Sometimes the same station will occur twice, with and without trailing whitespace.
Let’s run the station names through the trimws function to fix this. Then, filter out duplicate lines.
Also use the toupper function to make sure all station names are all caps (it seems they are, but just to be safe).
mta$Station <- toupper(trimws(mta$Station))
mta <- mta[!duplicated(mta),]
There was a simple error where Prospect Ave was listed as either “PROSPECT AVE-4TH AVE” or “PROSPECT AVENUE-4TH AVENUE”. Fix this.
Also, Fulton Street was listed under two names before the renovation. Fix this as well.
mta$Station <- plyr::mapvalues(mta$Station,
from = c("PROSPECT AVE-4TH AVE", "FULTON ST & BROADWAY NASSAU"),
to = c("PROSPECT AVENUE-4TH AVENUE","FULTON STREET"))
Several stations had the same remote station ID, but two different station names. Fix this.
station_names_to_consolidate <- c("FULTON STREET","BROADWAY NASSAU STREET","BARCLAYS CENTER","ATLANTIC AVENUE","ROCKAWAY AVENUE","ROCKWAY AVENUE","241ST ST-WHITE PLAINS RD","241TH ST-WHITE PLAINS RD","NEWKIRK PLAZA","NEWKIRK AVE-EAST 16TH ST","COURT SQ","45TH ROAD-COURT HOUSE SQ","COURT SQ-23 ST","23RD STREET-ELY AVENUE","KOSCIUSZKO STREET-BROADWAY","KOSCIUSKO STREET-BROADWAY","GRANT AVENUE-PITKIN AVENUE","GRANT AVNUE-PITKIN AVENUE","SHEPHERD AVE-PITKIN AVE","SHEPERD AVE-PITKIN AVE")
mta$Station <- plyr::mapvalues(mta$Station,
from = station_names_to_consolidate,
to = rep(station_names_to_consolidate[seq(from=1,to=19,by=2)],each=2))
Next, take only the first occurence for each combination of start date, remote station ID, and station name.
We found through previous exploration that on one start date (December 25, 2010), we would often see the same station repeated, with very similar but not exactly the same values per column.
However, the values were close enough that just taking the first occurence should be fine.
date_plus_id_and_name_of_stations_for_dedup <- paste0(mta[,"From Date"],"-",
mta[,"Remote Station ID"],"-",
mta[,"Station"])
mta <- mta[!duplicated(date_plus_id_and_name_of_stations_for_dedup),]

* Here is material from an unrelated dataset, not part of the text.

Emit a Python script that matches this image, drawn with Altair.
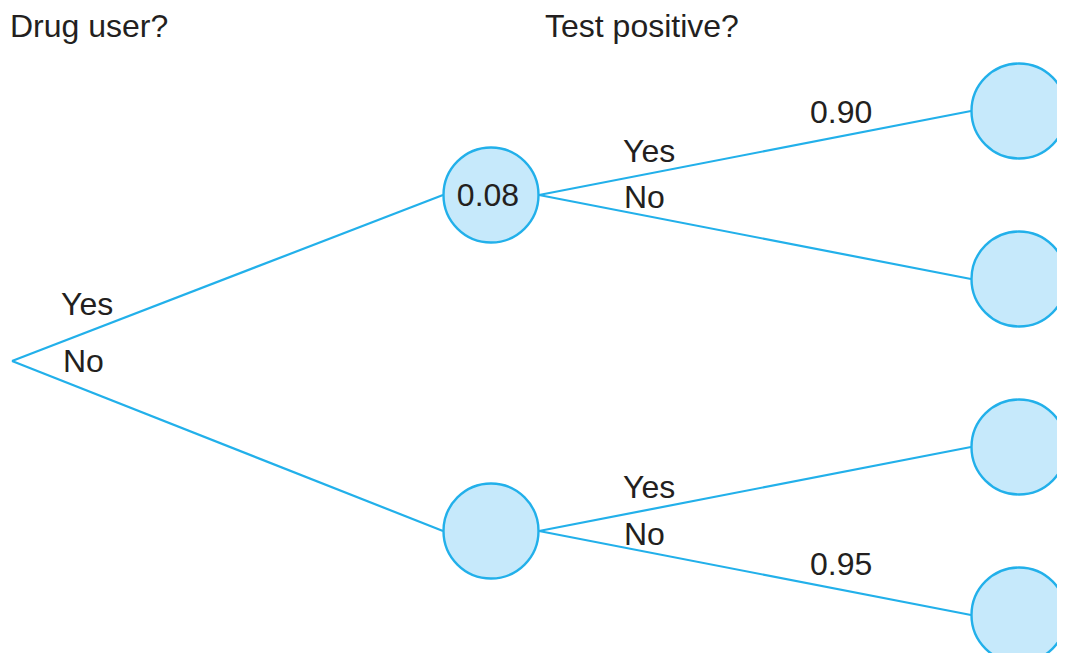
import altair as alt
import pandas as pd

# Node layout (page pixel coordinates)
node_names = ["root", "user", "nonuser", "u_pos", "u_neg", "n_pos", "n_neg"]
node_x = [12, 491, 491, 1019, 1019, 1019, 1019]
node_y = [361, 195, 531, 111, 279, 447, 615]
node_is_circle = [False, True, True, True, True, True, True]
radius = 48

edge_from = ["root", "root", "user", "user", "nonuser", "nonuser"]
edge_to = ["user", "nonuser", "u_pos", "u_neg", "n_pos", "n_neg"]

label_text = ["Drug user?", "Test positive?", "Yes", "No", "Yes", "No", "0.90",
              "Yes", "No", "0.95"]
label_x = [10, 545, 61, 63, 623, 624, 810, 623, 624, 810]
label_y = [37, 37, 315, 372, 162, 208, 123, 498, 545, 575]

center_text = ["0.08"]
center_x = [488]
center_y = [206]

LINE = "#22b0ea"
FILL = "#c6e9fb"
TEXT = "#231f20"
FONT = "Liberation Sans"
FS = 32

W, H = 1049, 645
xs = alt.Scale(domain=[8, 8 + W], nice=False, zero=False)
ys = alt.Scale(domain=[8, 8 + H], nice=False, zero=False, reverse=True)

pos = {n: (x, y) for n, x, y in zip(node_names, node_x, node_y)}
rows = []
for a, b in zip(edge_from, edge_to):
    ax, ay = pos[a]
    bx, by = pos[b]
    x0 = ax + (radius if a != "root" else 0)
    rows.append({"x": x0, "y": ay, "x2": bx - radius, "y2": by})
edges = pd.DataFrame(rows)

nodes = pd.DataFrame({"x": node_x, "y": node_y, "c": node_is_circle})
nodes = nodes[nodes["c"]]

labels = pd.DataFrame({"t": label_text, "x": label_x, "y": label_y})
centers = pd.DataFrame({"t": center_text, "x": center_x, "y": center_y})

X = lambda f="x": alt.X(f, type="quantitative", scale=xs, axis=None)
Y = lambda f="y": alt.Y(f, type="quantitative", scale=ys, axis=None)

lines = alt.Chart(edges).mark_rule(color=LINE, strokeWidth=2.2).encode(
    x=X(), y=Y(), x2="x2", y2="y2")

circles = alt.Chart(nodes).mark_point(
    shape="circle", filled=False, fill=FILL, fillOpacity=1, stroke=LINE,
    strokeWidth=2.4, opacity=1, size=95 * 95).encode(x=X(), y=Y())

texts = alt.Chart(labels).mark_text(
    align="left", baseline="alphabetic", font=FONT, fontSize=FS, color=TEXT
).encode(x=X(), y=Y(), text="t:N")

ctexts = alt.Chart(centers).mark_text(
    align="center", baseline="alphabetic", font=FONT, fontSize=FS, color=TEXT
).encode(x=X(), y=Y(), text="t:N")

chart = alt.layer(lines, circles, texts, ctexts).properties(
    width=W, height=H, padding=0,
    autosize=alt.AutoSizeParams(type="none"),
).configure_view(stroke=None)

chart.save("out.html", embed_options={"renderer": "svg", "actions": False})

Some lines had binary values instead of actual numbers for the various columns.
Remove these by requiring that “Full Fare” be > 1.
mta <- mta[mta[,"Full Fare"] > 1,]
Remove column “To Date” and change all spaces and slashes in column names with “.” and “or” to make easier to work with.
colnames(mta) <- str_replace_all(colnames(mta),pattern="/",replace="or")
colnames(mta) <- str_replace_all(colnames(mta),pattern=" ",replace=".")
mta <- mta[,setdiff(colnames(mta),"To.Date")]
colnames(mta)
## [1] "From.Date"
## [2] "Remote.Station.ID"
## [3] "Station"
## [4] "Full.Fare"
## [5] "Senior.Citizen.or.Disabled"
## [6] "7.Day.ADA.Farecard.Access.System.Unlimited"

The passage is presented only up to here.